- STATED GOAL: Line by line, repeat the data below exactly, beginning at the first line and ending at the line with "import seaborn as sns". Omit pictures.

====

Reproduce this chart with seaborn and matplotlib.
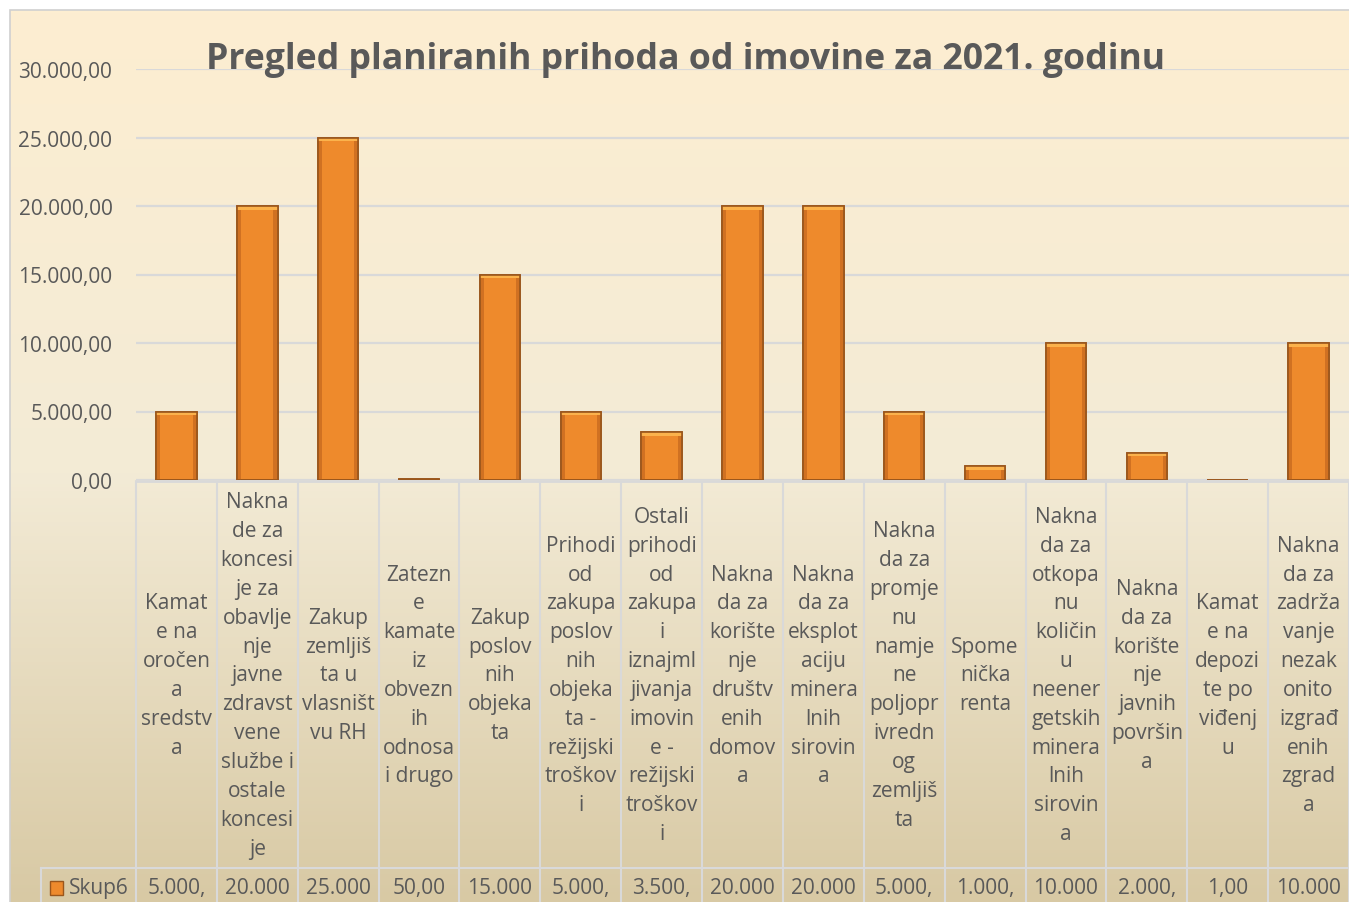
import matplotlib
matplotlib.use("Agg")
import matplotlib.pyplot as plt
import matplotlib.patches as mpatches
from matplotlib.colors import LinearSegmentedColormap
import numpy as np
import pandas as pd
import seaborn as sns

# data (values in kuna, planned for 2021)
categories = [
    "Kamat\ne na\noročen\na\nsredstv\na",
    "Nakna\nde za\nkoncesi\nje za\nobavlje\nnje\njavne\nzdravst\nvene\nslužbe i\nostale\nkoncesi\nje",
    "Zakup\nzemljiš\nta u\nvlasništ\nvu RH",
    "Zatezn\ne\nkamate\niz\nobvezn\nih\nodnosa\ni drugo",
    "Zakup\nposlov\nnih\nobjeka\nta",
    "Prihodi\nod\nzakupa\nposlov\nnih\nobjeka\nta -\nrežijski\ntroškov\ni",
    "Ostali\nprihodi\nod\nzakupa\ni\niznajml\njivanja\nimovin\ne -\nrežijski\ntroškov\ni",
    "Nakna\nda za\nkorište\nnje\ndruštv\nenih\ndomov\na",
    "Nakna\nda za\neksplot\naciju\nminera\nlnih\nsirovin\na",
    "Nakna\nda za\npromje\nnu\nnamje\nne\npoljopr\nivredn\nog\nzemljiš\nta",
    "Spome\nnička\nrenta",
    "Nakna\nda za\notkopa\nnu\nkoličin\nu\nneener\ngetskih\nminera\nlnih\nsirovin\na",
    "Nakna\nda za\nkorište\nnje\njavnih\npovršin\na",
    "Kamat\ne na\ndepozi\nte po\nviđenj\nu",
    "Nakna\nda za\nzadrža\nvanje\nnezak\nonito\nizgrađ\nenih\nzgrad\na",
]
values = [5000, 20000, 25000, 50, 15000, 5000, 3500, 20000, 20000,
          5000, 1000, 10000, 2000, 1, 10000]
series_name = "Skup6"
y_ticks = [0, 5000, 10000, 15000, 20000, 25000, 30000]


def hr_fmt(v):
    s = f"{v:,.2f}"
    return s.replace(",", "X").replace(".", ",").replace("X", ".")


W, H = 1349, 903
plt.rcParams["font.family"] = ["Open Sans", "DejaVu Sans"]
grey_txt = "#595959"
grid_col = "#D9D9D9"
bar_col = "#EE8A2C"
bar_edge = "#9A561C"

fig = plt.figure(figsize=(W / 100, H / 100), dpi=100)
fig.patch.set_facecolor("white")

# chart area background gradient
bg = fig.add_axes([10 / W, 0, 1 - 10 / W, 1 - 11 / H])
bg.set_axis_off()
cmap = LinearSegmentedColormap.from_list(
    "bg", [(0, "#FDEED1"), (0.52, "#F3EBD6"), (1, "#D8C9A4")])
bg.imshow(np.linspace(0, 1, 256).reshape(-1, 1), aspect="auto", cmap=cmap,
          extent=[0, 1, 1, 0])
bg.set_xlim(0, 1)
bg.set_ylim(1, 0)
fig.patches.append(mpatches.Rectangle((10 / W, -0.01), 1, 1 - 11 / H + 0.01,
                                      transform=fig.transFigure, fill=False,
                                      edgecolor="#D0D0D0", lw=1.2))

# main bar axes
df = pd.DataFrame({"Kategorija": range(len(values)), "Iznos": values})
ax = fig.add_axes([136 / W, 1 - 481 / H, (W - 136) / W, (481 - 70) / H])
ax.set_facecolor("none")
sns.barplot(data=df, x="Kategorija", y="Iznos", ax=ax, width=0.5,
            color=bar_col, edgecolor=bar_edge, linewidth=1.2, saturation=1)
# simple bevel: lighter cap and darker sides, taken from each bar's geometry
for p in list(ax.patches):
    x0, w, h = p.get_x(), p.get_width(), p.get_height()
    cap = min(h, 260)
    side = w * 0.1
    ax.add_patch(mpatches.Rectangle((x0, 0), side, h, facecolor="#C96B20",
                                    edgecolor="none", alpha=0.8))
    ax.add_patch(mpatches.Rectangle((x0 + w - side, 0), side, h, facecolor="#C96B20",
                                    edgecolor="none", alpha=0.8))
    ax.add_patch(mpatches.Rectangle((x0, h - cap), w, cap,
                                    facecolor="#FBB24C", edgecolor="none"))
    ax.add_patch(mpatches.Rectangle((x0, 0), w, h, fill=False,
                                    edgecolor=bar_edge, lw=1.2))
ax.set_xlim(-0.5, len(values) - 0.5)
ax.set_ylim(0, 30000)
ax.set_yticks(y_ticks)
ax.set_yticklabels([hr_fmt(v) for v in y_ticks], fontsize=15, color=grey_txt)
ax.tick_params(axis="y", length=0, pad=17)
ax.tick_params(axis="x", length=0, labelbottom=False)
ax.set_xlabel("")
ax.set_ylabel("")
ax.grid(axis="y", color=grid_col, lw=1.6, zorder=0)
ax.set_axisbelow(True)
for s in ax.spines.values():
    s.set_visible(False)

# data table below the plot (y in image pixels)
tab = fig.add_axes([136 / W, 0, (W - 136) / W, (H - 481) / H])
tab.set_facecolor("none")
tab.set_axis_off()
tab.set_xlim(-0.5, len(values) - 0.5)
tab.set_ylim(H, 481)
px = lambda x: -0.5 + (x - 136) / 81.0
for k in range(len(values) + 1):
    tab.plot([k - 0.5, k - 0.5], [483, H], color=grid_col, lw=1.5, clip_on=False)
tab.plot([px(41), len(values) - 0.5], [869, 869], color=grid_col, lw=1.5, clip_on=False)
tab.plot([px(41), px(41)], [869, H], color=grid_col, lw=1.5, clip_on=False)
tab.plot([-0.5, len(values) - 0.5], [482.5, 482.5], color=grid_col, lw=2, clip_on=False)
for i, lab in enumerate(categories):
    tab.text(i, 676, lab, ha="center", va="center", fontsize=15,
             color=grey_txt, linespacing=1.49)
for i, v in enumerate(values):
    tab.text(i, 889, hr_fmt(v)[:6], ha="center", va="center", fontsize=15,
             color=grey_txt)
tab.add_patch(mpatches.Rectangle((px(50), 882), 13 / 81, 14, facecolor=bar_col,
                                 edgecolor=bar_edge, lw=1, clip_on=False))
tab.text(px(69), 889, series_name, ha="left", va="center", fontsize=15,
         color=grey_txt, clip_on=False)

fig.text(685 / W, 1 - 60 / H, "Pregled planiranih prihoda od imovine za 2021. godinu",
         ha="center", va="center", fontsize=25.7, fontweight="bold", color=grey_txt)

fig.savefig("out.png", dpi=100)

====

- EXPECTED ANSWER:
Reproduce this chart with seaborn and matplotlib.
import matplotlib
matplotlib.use("Agg")
import matplotlib.pyplot as plt
import matplotlib.patches as mpatches
from matplotlib.colors import LinearSegmentedColormap
import numpy as np
import pandas as pd
import seaborn as sns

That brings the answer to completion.